Keep Your Accounting Records
Client often ask us which accounting documents they should keep. The general rule is that Canadians who file their income tax and benefit returns electronically, or who do not file information slips and receipts with their paper-filed returns, should keep their tax records on hand in case they are contacted by the Canada Revenue Agency (CRA) for 7 years.
After returns are filed, the CRA verifies the income reported, as well as the credits and deductions claimed. Reviewing filed returns is essential to protecting the integrity of Canada’s self-assessment tax system and to ensuring that Canadians pay their taxes. For the 2008 tax year, about 2.4 million individual returns were reviewed.
Some of the first reviews of deductions and credits are done when the returns are filed, and before taxpayers receive their notices of assessment. However, most reviews take place later in the year, as the CRA works to verify the information on an individual’s return and compares it with the information provided by other parties, such as employers, spouses, or common-law partners.
During this review process, the CRA may contact taxpayers to ask for more information on income sources or dependants.
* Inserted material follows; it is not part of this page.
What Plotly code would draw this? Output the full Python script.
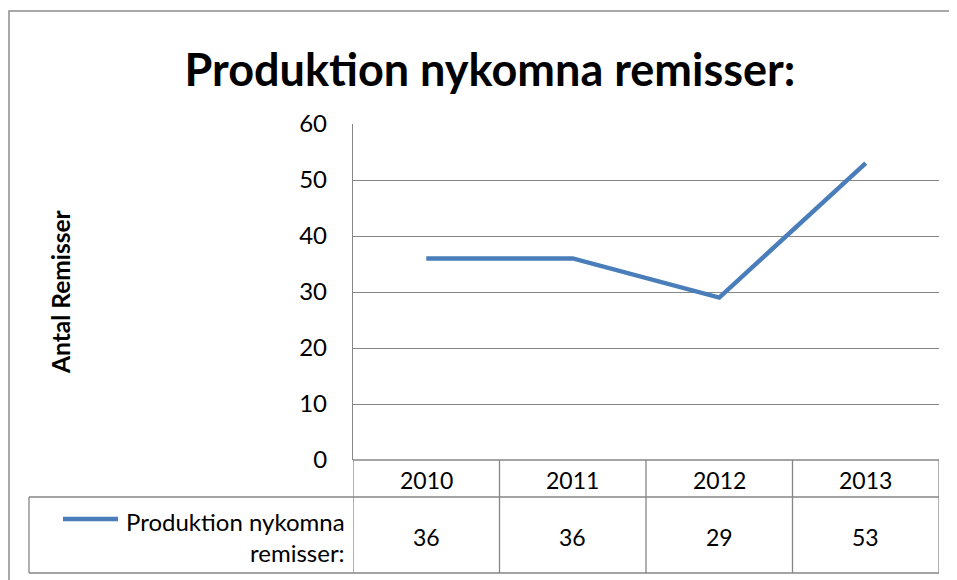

We may also request copies of receipts or information slips to support claims related to:
- medical expenses;
- charitable donations;
- child care expenses;
- spousal or child support payments;
- moving expenses;
- the home renovation tax credit; or
- registered retirement savings plan contributions
In addition, the CRA may ask you to support your claim by providing proof of payment in the form of cancelled cheques, bank statements, or other documentation.
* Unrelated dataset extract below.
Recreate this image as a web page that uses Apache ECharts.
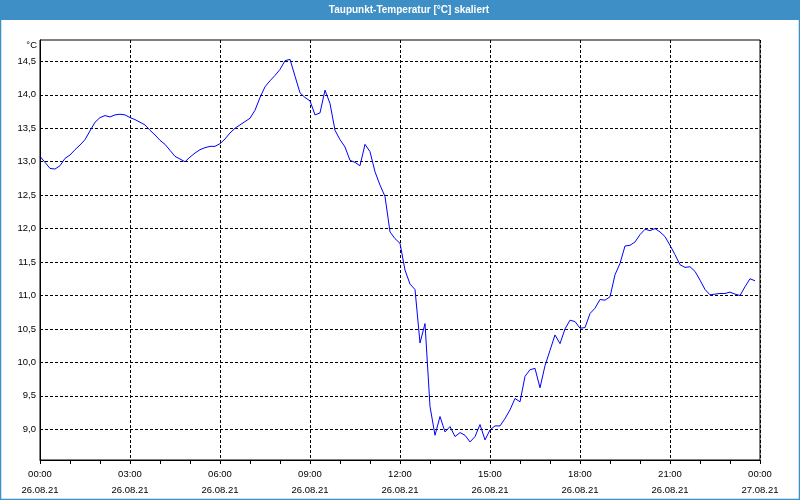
<!DOCTYPE html>
<html>
<head>
<meta charset="utf-8">
<script src="https://cdn.jsdelivr.net/npm/echarts@6/dist/echarts.min.js"></script>
<style>
  html, body { margin: 0; padding: 0; background: #fff; }
  #taupunkt-chart { width: 800px; height: 500px; }
</style>
</head>
<body>
<div id="taupunkt-chart"></div>
<script>
// Taupunkt in °C, ein Wert alle 10 Minuten ab 26.08.21 00:00
const dewpoint = [
  13.08, 12.99, 12.90, 12.89, 12.94, 13.05, 13.10, 13.18, 13.25, 13.33,
  13.46, 13.59, 13.66, 13.69, 13.67, 13.70, 13.71, 13.70, 13.66, 13.63,
  13.59, 13.55, 13.47, 13.40, 13.32, 13.26, 13.17, 13.08, 13.04, 13.00,
  13.07, 13.13, 13.18, 13.21, 13.23, 13.23, 13.27, 13.34, 13.43, 13.50,
  13.55, 13.60, 13.65, 13.77, 13.96, 14.12, 14.21, 14.29, 14.38, 14.51,
  14.53, 14.28, 14.03, 13.96, 13.91, 13.70, 13.73, 14.07, 13.87, 13.47,
  13.33, 13.22, 13.02, 12.99, 12.94, 13.26, 13.15, 12.85, 12.65, 12.48,
  11.95, 11.85, 11.78, 11.38, 11.17, 11.09, 10.29, 10.58, 9.34, 8.91,
  9.19, 8.96, 9.04, 8.89, 8.95, 8.91, 8.81, 8.89, 9.07, 8.84,
  8.99, 9.05, 9.05, 9.16, 9.29, 9.46, 9.41, 9.79, 9.89, 9.91,
  9.62, 9.95, 10.18, 10.41, 10.28, 10.50, 10.63, 10.61, 10.51, 10.52,
  10.73, 10.81, 10.94, 10.93, 10.98, 11.31, 11.48, 11.74, 11.75, 11.80,
  11.91, 11.99, 11.97, 12.00, 11.95, 11.88, 11.75, 11.61, 11.46, 11.42,
  11.43, 11.36, 11.23, 11.09, 11.01, 11.02, 11.03, 11.03, 11.05, 11.02,
  11.00, 11.13, 11.25, 11.22
];
const stepMinutes = 10;

const xTickTimes = ['00:00', '03:00', '06:00', '09:00', '12:00', '15:00', '18:00', '21:00', '00:00'];
const xTickDates = ['26.08.21', '26.08.21', '26.08.21', '26.08.21', '26.08.21', '26.08.21', '26.08.21', '26.08.21', '27.08.21'];
const yTickValues = [9.0, 9.5, 10.0, 10.5, 11.0, 11.5, 12.0, 12.5, 13.0, 13.5, 14.0, 14.5];

const chart = echarts.init(document.getElementById('taupunkt-chart'));

const labelFont = {
  color: '#000',
  fontFamily: 'Liberation Sans',
  fontSize: 9.5
};

let option = {
  animation: false,
  backgroundColor: '#fff',
  graphic: [
    {
      type: 'rect',
      shape: { x: 0, y: 0, width: 800, height: 20 },
      style: { fill: '#3d8fc6' },
      silent: true
    },
    {
      type: 'rect',
      shape: { x: 0.5, y: 0.5, width: 799, height: 499 },
      style: { fill: 'none', stroke: '#3d8fc6', lineWidth: 1.5 },
      silent: true
    },
    {
      type: 'text',
      x: 409,
      y: 10,
      style: {
        text: 'Taupunkt-Temperatur [°C] skaliert',
        fill: '#fff',
        font: 'bold 10px "Liberation Sans"',
        textAlign: 'center',
        textVerticalAlign: 'middle'
      },
      silent: true
    },
    {
      type: 'text',
      x: 37,
      y: 45,
      style: {
        text: '°C',
        fill: '#000',
        font: '9.5px "Liberation Sans"',
        textAlign: 'right',
        textVerticalAlign: 'middle'
      },
      silent: true
    }
  ],
  grid: {
    left: 40,
    right: 40,
    top: 40,
    bottom: 40,
    show: true,
    borderColor: '#000',
    borderWidth: 1,
    backgroundColor: '#fff'
  },
  xAxis: {
    type: 'value',
    min: 0,
    max: 1440,
    interval: 180,
    axisLine: { lineStyle: { color: '#000', width: 1 } },
    axisTick: { show: true, length: 4, lineStyle: { color: '#000' } },
    minorTick: { show: true, splitNumber: 3, length: 4, lineStyle: { color: '#000' } },
    splitLine: { show: true, lineStyle: { color: '#000', type: [3, 2], width: 1 } },
    axisLabel: Object.assign({
      margin: 6,
      lineHeight: 16,
      formatter: function (value) {
        const i = Math.round(value / 180);
        return xTickTimes[i] + '\n' + xTickDates[i];
      }
    }, labelFont)
  },
  yAxis: {
    type: 'value',
    min: 8.54,
    max: 14.82,
    axisLine: { show: true, lineStyle: { color: '#000', width: 1 } },
    axisTick: { show: false, customValues: yTickValues },
    splitLine: { show: true, lineStyle: { color: '#000', type: [3, 2], width: 1 } },
    axisLabel: Object.assign({
      margin: 4,
      customValues: yTickValues,
      formatter: function (value) {
        return value.toFixed(1).replace('.', ',');
      }
    }, labelFont)
  },
  series: [
    {
      name: 'Taupunkt',
      type: 'line',
      symbol: 'none',
      lineStyle: { color: '#0000ff', width: 1 },
      data: dewpoint.map(function (v, i) { return [i * stepMinutes, v]; })
    }
  ]
};
chart.setOption(option);
</script>
</body>
</html>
Keeping your records on hand makes it easier to respond to these requests. It will also help you explain your tax and benefit situation to the CRA if you do not agree with your assessment or reassessment.
Receiving a request for receipts or documentation does not mean you are being audited by the CRA. When an individual is selected for an audit, the CRA tells them that their tax and benefit situation is being reviewed and calls to arrange a meeting to begin the audit.